Must have’s for a man’s closet

Must have’s for a man’s closet

Q. I have enjoyed reading your articles in the Arkansas Democrat Gazette for a long time. After retiring as owner of a general contracting firm, we recently downsized, and during the move we purged our clothes as well. Everything was out of style and didn’t fit. I am replacing all of my suits and sport coats and slacks. (I’m Old School in that I often still wear a tie.) I’ve started with a nice dark Italian-made blue blazer and gray wool-blend slacks. What should my next purchase be? A second pair of different colored slacks, another blazer, a suit, etc.

A. Good for you! Too many retired men hang onto their old outdated, and ill-fitting, clothes instead of updating. I can definitely provide some advice. While everyone’s core wardrobe is a little different (especially as to degree of formality, price, and where you are in life’s cycle); many of the basics are the same.

Several years ago, when I wrote my book, “Dress for Excellence,” a man’s wardrobe was much more formal than today. The emphasis was on dressier clothes; men regularly wore suits.

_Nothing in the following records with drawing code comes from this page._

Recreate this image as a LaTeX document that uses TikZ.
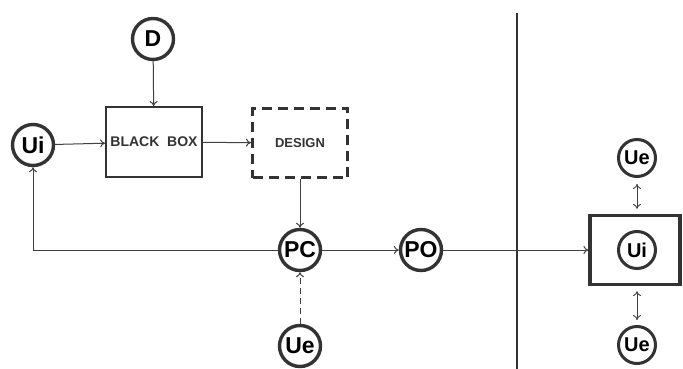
\documentclass[tikz,border=0pt]{standalone}
\usepackage{fontspec}
\setmainfont{Liberation Sans}
\usetikzlibrary{arrows.meta}

\begin{document}
\begin{tikzpicture}[x=1pt, y=-1pt, >={To[length=5pt,width=8pt]},
  agent/.style={circle, draw=black!80, line width=3.4pt, minimum size=41pt, inner sep=0pt,
    font=\fontsize{23}{23}\selectfont\bfseries},
  smallagent/.style={agent, minimum size=37pt, line width=3pt,
    font=\fontsize{20}{20}\selectfont\bfseries},
  flow/.style={->, line width=1pt, black!75},
  boxlabel/.style={font=\fontsize{14}{14}\selectfont\bfseries, text=black!80}]
  \useasboundingbox (0,0) rectangle (683,369);

  % Inputs and the black box
  \node[agent] (d) at (153,39) {D};
  \node[agent] (ui) at (33,145) {Ui};
  \node[boxlabel, draw=black!80, line width=1.8pt, minimum width=96pt, minimum height=70pt,
    inner sep=0pt] (bbox) at (154,142) {BLACK\ \ BOX};

  % Design (dashed, heavy)
  \node[boxlabel, font=\fontsize{13}{13}\selectfont\bfseries, draw=black!80, line width=3.2pt,
    dash pattern=on 10pt off 6pt, minimum width=95pt, minimum height=69pt, inner sep=0pt]
    (design) at (300,143) {DESIGN};

  % Product chain
  \node[agent] (pc) at (300,250) {PC};
  \node[agent] (po) at (421,250) {PO};
  \node[agent] (ue) at (300,346) {Ue};

  % Divider
  \coordinate (top) at (517,13);
  \coordinate (bottom) at (517,369);
  \draw[line width=1.8pt, black!80] (top) -- (bottom);

  % Use environment on the right
  \node[draw=black!80, line width=3.2pt, minimum width=90pt, minimum height=69pt] (rbox) at (635,250) {};
  \node[smallagent] (uin) at (637,250) {Ui};
  \node[smallagent] (uetop) at (637,158) {Ue};
  \node[smallagent] (uebot) at (637,345) {Ue};

  % Connectors
  \draw[flow] (d) -- (bbox);
  \draw[flow] (ui) -- (bbox);
  \draw[flow] (bbox) -- (design);
  \draw[flow] (design) -- (pc);
  \draw[flow] (pc.west) -| (ui.south);
  \draw[flow, dashed, dash pattern=on 6pt off 4pt] (ue) -- (pc);
  \draw[flow] (pc) -- (po);
  \draw[flow] (po) -- (rbox.west);
  \draw[<->, line width=0.9pt, black!75, shorten <=6pt, shorten >=5pt] (uetop) -- (rbox.north -| uetop);
  \draw[<->, line width=0.9pt, black!75, shorten <=5pt, shorten >=5pt] (rbox.south -| uebot) -- (uebot);
\end{tikzpicture}
\end{document}
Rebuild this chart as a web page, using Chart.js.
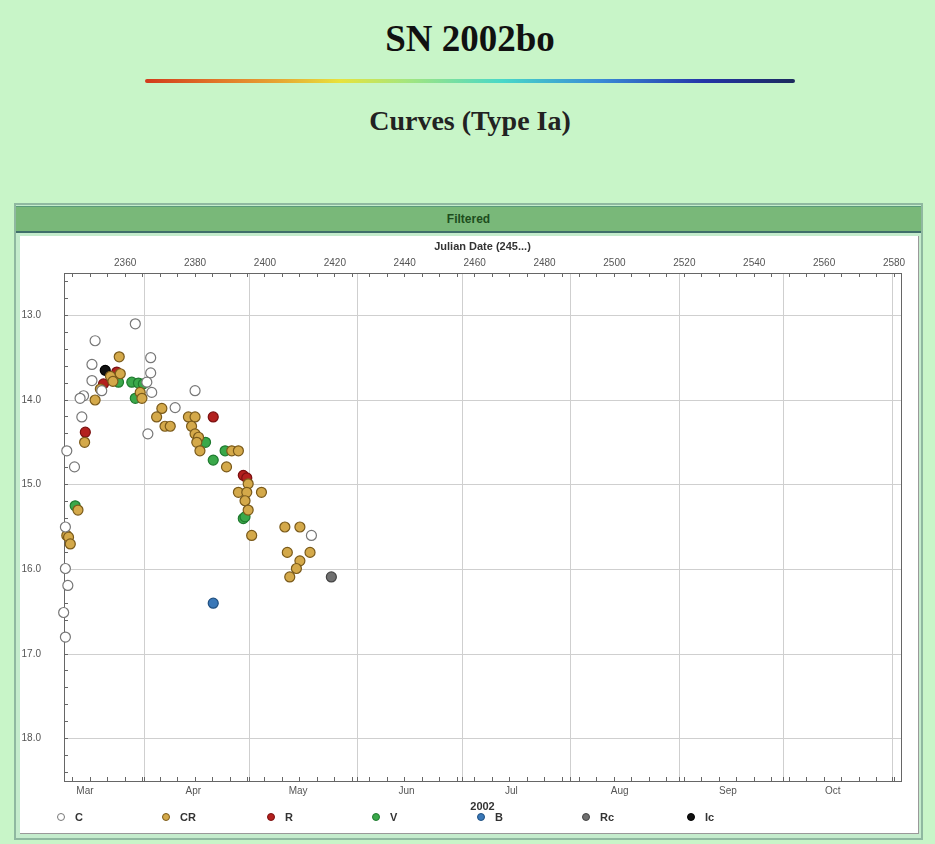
<!DOCTYPE html>
<html>
<head>
<meta charset="utf-8">
<script src="https://cdn.jsdelivr.net/npm/chart.js@4.4.0/dist/chart.umd.min.js"></script>
<style>
  body { margin: 0; width: 935px; height: 844px; background: #c8f5c8; position: relative; overflow: hidden; font-family: "Liberation Sans", Arial, sans-serif; }
  .t1 { position: absolute; left: 0; width: 940px; top: 20px; text-align: center; font: bold 37px/37px "Liberation Serif", "Times New Roman", serif; color: #111; }
  .bar { position: absolute; left: 145px; top: 79px; width: 650px; height: 4px; border-radius: 2px;
         background: linear-gradient(to right, #d23a1c 0%, #e27a2a 12%, #e6a232 20%, #e8e23c 30%, #a6e67c 40%, #48d8c8 55%, #3a8ad6 70%, #2434a8 86%, #1c2a5c 100%); }
  .t2 { position: absolute; left: 0; width: 940px; top: 107px; text-align: center; font: bold 28px/28px "Liberation Serif", "Times New Roman", serif; color: #222; }
  #panel { position: absolute; left: 14px; top: 203px; width: 905px; height: 633px; border: 2px solid #8fb8a0; background: #c4eccc; }
  #hdr { position: absolute; left: 0; right: 0; top: 1px; height: 24px; background: #79b879; border-top: 1px solid #5a9a7a; border-bottom: 2px solid #3f6f6a;
         text-align: center; font: bold 12px/24px "Liberation Sans", Arial, sans-serif; color: #1d4d1d; }
  #box { position: absolute; left: 4px; top: 31px; width: 898px; height: 597px; background: #fff; border-right: 1px solid #999; border-bottom: 1px solid #999; }
  #lc { position: absolute; left: 0; top: 0; }
  #legend { position: absolute; left: 37px; top: 573px; height: 16px; display: flex; }
  .item { width: 105px; display: flex; align-items: center; font: bold 11px/16px "Liberation Sans", Arial, sans-serif; color: #333; }
  .dot { width: 8px; height: 8px; border-radius: 50%; margin-right: 10px; box-sizing: border-box; border: 1px solid #555; }
</style>
</head>
<body>
<div class="t1">SN 2002bo</div>
<div class="bar"></div>
<div class="t2">Curves (Type Ia)</div>
<div id="panel">
  <div id="hdr">Filtered</div>
  <div id="box">
    <canvas id="lc" width="898" height="578"></canvas>
    <div id="legend"></div>
  </div>
</div>
<script>
const ptsC = [[2362.9,13.10],[2351.4,13.30],[2367.3,13.50],[2350.5,13.58],[2367.3,13.68],[2366.2,13.79],[2350.5,13.77],
  [2353.3,13.89],[2367.6,13.91],[2380.0,13.89],[2348.1,13.95],[2347.1,13.98],[2374.3,14.09],[2347.6,14.20],[2366.5,14.40],
  [2343.3,14.60],[2345.5,14.79],[2342.9,15.50],[2342.9,15.99],[2343.6,16.19],[2342.4,16.51],[2342.9,16.80],[2413.3,15.60]];
const ptsCR = [[2358.3,13.49],[2358.6,13.69],[2352.9,13.87],[2364.3,13.91],[2351.4,14.00],[2364.8,13.98],[2370.5,14.10],
  [2369.0,14.20],[2371.4,14.31],[2372.9,14.31],[2378.1,14.20],[2380.0,14.20],[2379.0,14.31],[2348.4,14.50],[2380.0,14.40],
  [2381.0,14.44],[2380.5,14.50],[2381.4,14.60],[2390.5,14.60],[2392.4,14.60],[2389.0,14.79],[2395.2,14.99],[2392.4,15.09],
  [2394.8,15.09],[2399.0,15.09],[2394.3,15.19],[2395.2,15.30],[2396.2,15.60],[2405.7,15.50],[2410.0,15.50],[2406.4,15.80],
  [2412.9,15.80],[2410.0,15.90],[2409.0,15.99],[2407.1,16.09],[2346.5,15.30],[2343.3,15.60],[2343.8,15.62],[2344.3,15.70],
  [2355.8,13.72],[2356.5,13.78]];
const ptsR = [[2357.6,13.67],[2353.8,13.81],[2348.6,14.38],[2385.2,14.20],[2393.8,14.89],[2394.8,14.92]];
const ptsV = [[2358.1,13.79],[2361.9,13.79],[2363.8,13.80],[2365.2,13.81],[2362.9,13.98],[2383.0,14.50],[2388.6,14.60],
  [2385.2,14.71],[2393.8,15.40],[2394.3,15.38],[2345.7,15.25]];
const ptsB = [[2385.2,16.40]];
const ptsRc = [[2419.0,16.09]];
const ptsIc = [[2354.3,13.65]];

// axis labels
const monthNames = ['Mar', 'Apr', 'May', 'Jun', 'Jul', 'Aug', 'Sep', 'Oct'];
const monthMid = [2348.5, 2379.5, 2409.5, 2440.5, 2470.5, 2501.5, 2532.5, 2562.5];
const monthStart = [2365.5, 2395.5, 2426.5, 2456.5, 2487.5, 2518.5, 2548.5, 2579.5];

const jdMin = 2342.5, jdMax = 2582;
const magMin = 12.5, magMax = 18.5;

const bands = [
  { label: 'C',  pts: ptsC,  fill: '#ffffff', edge: '#777777' },
  { label: 'CR', pts: ptsCR, fill: '#d4a94a', edge: '#7a5a1a' },
  { label: 'R',  pts: ptsR,  fill: '#b3201e', edge: '#7a1010' },
  { label: 'V',  pts: ptsV,  fill: '#3aa84a', edge: '#1f7a2f' },
  { label: 'B',  pts: ptsB,  fill: '#3a78b8', edge: '#1f4f80' },
  { label: 'Rc', pts: ptsRc, fill: '#707070', edge: '#444444' },
  { label: 'Ic', pts: ptsIc, fill: '#111111', edge: '#000000' }
];

const isWhole = v => Math.abs(v - Math.round(v)) < 1e-6;
const small = { family: 'Liberation Sans, Arial, sans-serif', size: 10 };

const ctx = document.getElementById('lc').getContext('2d');

new Chart(ctx, {
  type: 'scatter',
  data: {
    datasets: bands.map(b => ({
      label: b.label,
      data: b.pts.map(p => ({ x: p[0], y: p[1] })),
      backgroundColor: b.fill,
      borderColor: b.edge,
      borderWidth: 1.2,
      pointRadius: 5,
      clip: false
    }))
  },
  options: {
    responsive: false,
    animation: false,
    layout: { padding: { left: 0, right: 17, top: 0, bottom: 0 } },
    plugins: { legend: { display: false }, tooltip: { enabled: false } },
    scales: {
      x: {
        type: 'linear', position: 'bottom', min: jdMin, max: jdMax,
        afterBuildTicks: s => {
          const vals = [];
          for (let v = 2345; v <= 2580; v += 5) vals.push(v);
          s.ticks = vals.map(v => ({ value: v }))
            .concat(monthStart.map(v => ({ value: v })), monthMid.map(v => ({ value: v })))
            .sort((a, b) => a.value - b.value);
        },
        afterFit: s => { s.height = 33; },
        ticks: {
          autoSkip: false, maxRotation: 0, padding: 8, color: '#555', font: small,
          callback: v => { const i = monthMid.indexOf(v); return i >= 0 ? monthNames[i] : ''; }
        },
        grid: {
          tickLength: -4,
          color: c => monthStart.includes(c.tick.value) ? '#cfcfcf' : 'rgba(0,0,0,0)',
          tickColor: c => monthMid.includes(c.tick.value) ? 'rgba(0,0,0,0)' : '#666'
        },
        border: { color: '#666' },
        title: { display: true, text: '2002', color: '#333', font: { family: 'Liberation Sans, Arial, sans-serif', size: 11, weight: 'bold' }, padding: { top: 0, bottom: 0 } }
      },
      x2: {
        type: 'linear', position: 'top', min: jdMin, max: jdMax,
        afterBuildTicks: s => {
          const vals = [];
          for (let v = 2345; v <= 2580; v += 5) vals.push(v);
          s.ticks = vals.map(v => ({ value: v }));
        },
        afterFit: s => { s.height = 37; },
        ticks: { autoSkip: false, maxRotation: 0, padding: 8, color: '#555', font: small,
          callback: v => (v % 20 === 0 ? String(v) : '') },
        grid: { drawOnChartArea: false, tickLength: -4, tickColor: '#666' },
        border: { color: '#666' },
        title: { display: true, text: 'Julian Date (245...)', color: '#333', font: { family: 'Liberation Sans, Arial, sans-serif', size: 11, weight: 'bold' }, padding: { top: 4, bottom: 0 } }
      },
      y: {
        type: 'linear', position: 'left', reverse: true, min: magMin, max: magMax,
        afterBuildTicks: s => {
          const vals = [];
          for (let v = 12.6; v < 18.45; v += 0.2) vals.push(Math.round(v * 10) / 10);
          s.ticks = vals.map(v => ({ value: v }));
        },
        afterFit: s => { s.width = 44; },
        ticks: { autoSkip: false, padding: 27, color: '#555', font: small,
          callback: v => (isWhole(v) ? v.toFixed(1) : '') },
        grid: {
          tickLength: -4, tickColor: '#666',
          color: c => isWhole(c.tick.value) ? '#cfcfcf' : 'rgba(0,0,0,0)'
        },
        border: { color: '#666' }
      },
      y2: {
        type: 'linear', position: 'right', reverse: true, min: magMin, max: magMax,
        afterFit: s => { s.width = 0; },
        ticks: { display: false },
        grid: { display: false },
        border: { color: '#666' }
      }
    }
  }
});

// legend row under the chart
const legend = document.getElementById('legend');
bands.forEach(b => {
  const item = document.createElement('div');
  item.className = 'item';
  const dot = document.createElement('span');
  dot.className = 'dot';
  dot.style.background = b.fill;
  dot.style.borderColor = b.edge;
  item.appendChild(dot);
  item.appendChild(document.createTextNode(b.label));
  legend.appendChild(item);
});
</script>
</body>
</html>
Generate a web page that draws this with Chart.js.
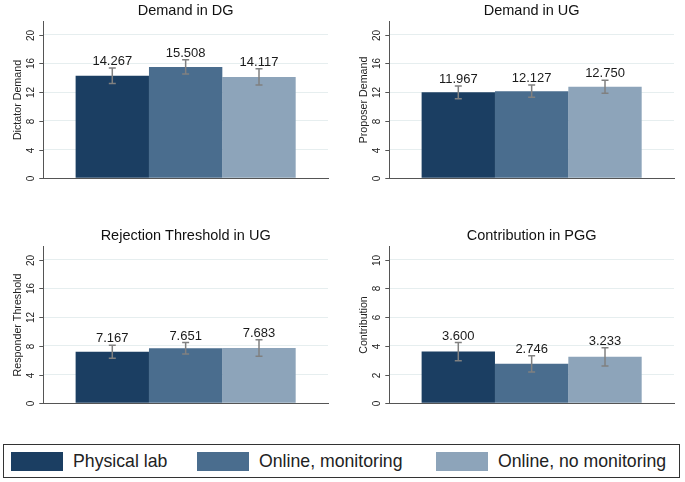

While today’s suit-wearing occasions are far fewer, that does not mean that suits are no longer important in a man’s wardrobe. Suits, blazers, and sports jackets all make a statement about your background, how current you are, and how much respect you have for the specific event you are attending.  

Since, in today’s casual dress culture, every man needs a good navy blue blazer for many occasions, you have begun well.

But men still wear suits for all manner of events: when attending an important meeting, for a wedding, or a funeral, when lawyers (and their clients) appear in court, etc. The question is not, “Do I ever need to wear a suit?” but rather, as you have asked, “What should a man buy, and in what order, for a basic wardrobe?”    

The garments in a man’s closet should be selected in their order of importance and versatility. You would do well to follow this formula.

First suit – Normally, I recommend that a man’s first suit should be a solid navy. But, since the one item you already own is a navy blue blazer, I suggest you begin with what is usually my second suit choice, a solid gray. Select one that is dark, well-tailored, and lightweight wool.

Second suit – Your second choice could well be that most versatile and most flattering suit, a solid dark blue wool. Do not rush into these purchases; always buy fewer and buy better.

Third choice – For your next purchase, I would switch from suits and go with a second blazer/sports jacket, perhaps a country tweed, a hounds-tooth check, a windowpane plaid, or a dressier ivory-colored silk/wool blend.

Fourth choice – Depending upon your own preference, as a welcome change of pace, consider either another solid-color blazer, such as a pastel, or perhaps choose a more casual suit in a seasonal khaki cotton poplin or a muted medium-blue pattern, such as a tick-weave or a nail-head (which both appear from a few feet away to be a solid and can be treated as such when coordinating with shirts and ties), or maybe choose a glen plaid. Before you say you would never wear a plaid suit, be sure you know exactly what a glen plaid is. A true glen plaid is a quiet pattern. Fine European tailors call the pattern Prince of Wales. Select one in subtle, muted colors; avoid any that are strident or demand attention.

Pants – Yes, a well-dressed retired man’s closet does need several pairs of “odd” trousers that coordinate, or contrast, nicely with your jackets’ colors. These could include charcoal gray, khaki, olive, a colorful twill, and even a pair with small preppy/Ivy League nautical flags.    

More casual items – Don’t forget to find a few good-looking cotton striped or plaid button-down shirts that you can wear with a solid-color dark knit tie or open-at-the-neck with chinos. As to jeans, well, that’s up to you.